Ну, для кого бабушка, а для кого и домоуправительница.
Мария Сергеевна Данилова - бабушка Маня - третья слева.
У Марьи Сергеевны было две слабости - сын и внук. Папа и я.
Бабушка Маня в нас души не чаяла. А выражение это, кажется, от "чуять душу". Вот бабушка Маня и чуяла наши души и ублажала беспрерывно.
И ублажала меня бабушка Маня до такой степени, что жизнь представлялась мне иной раз полноводной рекой - клубничным компотом, по которой текут раблезианские пироги с капустой и яйцом.
Боже же ты мой, что это были за пироги!
Я не в силах описать их.
Великолепные! Пироги - кулеврины, пироги - бомбарды, пироги, пышущие жаром, румяные, беспечные, с изобильнейшей начинкой, с румяной корочкой, смуглой, как стыдливый румянец смуглой девы, пироги - генералы, тузы, главнокомандующие всех кондитерских армий мира, пироги, открывающие свои зевы, смущающие мой неокрепший разум своей широченной улыбкой, пироги, как гимн золотым пшеничным полям, пироги, как сладкий восторг падишаха, пироги, как искус и утешение.
Как же я объедался!
Никто не знает. И я стесняюсь вспоминать.
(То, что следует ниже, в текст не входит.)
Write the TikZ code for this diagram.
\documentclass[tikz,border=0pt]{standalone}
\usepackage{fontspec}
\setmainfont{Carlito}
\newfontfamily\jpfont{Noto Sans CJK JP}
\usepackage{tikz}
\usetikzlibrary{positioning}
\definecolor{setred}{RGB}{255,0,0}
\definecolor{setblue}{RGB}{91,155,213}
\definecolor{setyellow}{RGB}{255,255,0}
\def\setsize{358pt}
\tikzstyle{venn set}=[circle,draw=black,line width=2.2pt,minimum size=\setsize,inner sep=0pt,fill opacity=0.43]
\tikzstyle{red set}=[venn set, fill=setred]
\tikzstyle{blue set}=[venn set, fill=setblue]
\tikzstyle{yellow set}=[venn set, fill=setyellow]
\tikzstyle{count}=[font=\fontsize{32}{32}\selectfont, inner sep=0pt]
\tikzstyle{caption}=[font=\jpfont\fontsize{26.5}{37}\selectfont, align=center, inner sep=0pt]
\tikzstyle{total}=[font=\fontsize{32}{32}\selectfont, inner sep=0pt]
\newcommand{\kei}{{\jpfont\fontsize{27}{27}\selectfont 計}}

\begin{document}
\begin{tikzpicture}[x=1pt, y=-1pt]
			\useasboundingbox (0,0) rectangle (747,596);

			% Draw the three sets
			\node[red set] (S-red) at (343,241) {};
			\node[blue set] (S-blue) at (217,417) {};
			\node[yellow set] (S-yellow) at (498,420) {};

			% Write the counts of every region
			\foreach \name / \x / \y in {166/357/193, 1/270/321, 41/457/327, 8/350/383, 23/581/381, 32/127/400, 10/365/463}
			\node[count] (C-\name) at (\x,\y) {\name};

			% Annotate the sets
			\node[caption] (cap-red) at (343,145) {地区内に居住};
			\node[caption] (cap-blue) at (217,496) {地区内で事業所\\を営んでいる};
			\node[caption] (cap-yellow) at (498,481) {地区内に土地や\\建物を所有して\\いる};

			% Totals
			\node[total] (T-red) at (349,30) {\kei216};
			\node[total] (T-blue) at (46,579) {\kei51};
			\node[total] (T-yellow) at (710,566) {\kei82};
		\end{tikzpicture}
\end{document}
Открывалась очередная трехлитровая банка клубничного компота и я превращался в бесстыжего лукулла. А кого и чего мне было стыдиться, когда бабушка поощряла и подкладывала, приносила и подливала.
Но не то, не то, не в пирогах, в конце концов дело. А в чем, в чем?
Может быть, в картах?
Мы играли в карты - самозабвенно играли в дурака, и в акулину, и в сортир, и в кинга. И когда мы играли в кинга и дело доходило до ералаша, дед Ваня всякий раз бормотал и ахал, что же это за правило такое - ничего не брать! - а брать приходилось, иной раз по полколоды или больше, и тогда все мы хохотали, бормоча и бормотали, хохоча и ахали и считали взятки и тогда уже охали и опять хохотали, и рядом были пироги и компот, и эта беспечная карусель приходилась как раз на зимние или летние каникулы, когда я подолгу гостил у бабушки и дедушки. Подолгу-подолгу, и конца не было этим длинным, беспечным, счастливым дням.
На кухне постоянно что-то парилось, варилось, тушилось, жарилось и запахи уплывали в окно и все окрестные коты судачили на всю округу, обсуждая достоинства котлет или рыбы.
И время то тянулось, то летело, я занимал диван, разметывался на нем с книжкой в руках и читал, мечтал между картами и пирогами.
А в самом детстве - я помню, помню - бабушка рассказывала мне какие-то вечные сказки, и я засыпал под ее глубокий голос, рассматривал узоры на ковре, путешествовал по линиям и завиткам и уплывал в то царство грез, откуда поутру - рано-рано - выносил меня утренний прибой и тихий голос дедушки, встававшего очень рано. А бабушка говорила ему, тише-тише, Максим же еще спит. А я уже не спал, я перебирался из царства в царство, из грез - в любовь.
И все таки, это не тоже не то. Вернее, не совсем то, не вполне. Но что же тогда, что же?
Когда бабушка умерла, я закрылся в ванной, залез под душ, стоял и плакал, плакал, плакал, плакал. И все это как-то было неправильно и неизбежно.
Хотя, что ж...
Разве не знаю я, что до сих пор нахожусь в своем детстве - и не в переносном, не в образном смысле, а в самом что ни на есть прямом. И что пишу все это только потому, что смотрю оттуда - на себя сегодняшнего. Точнее - сквозь себя смотрю, из любви - в любовь. А я-то посередине - беспечный и пылкий. Как начинка в пироге.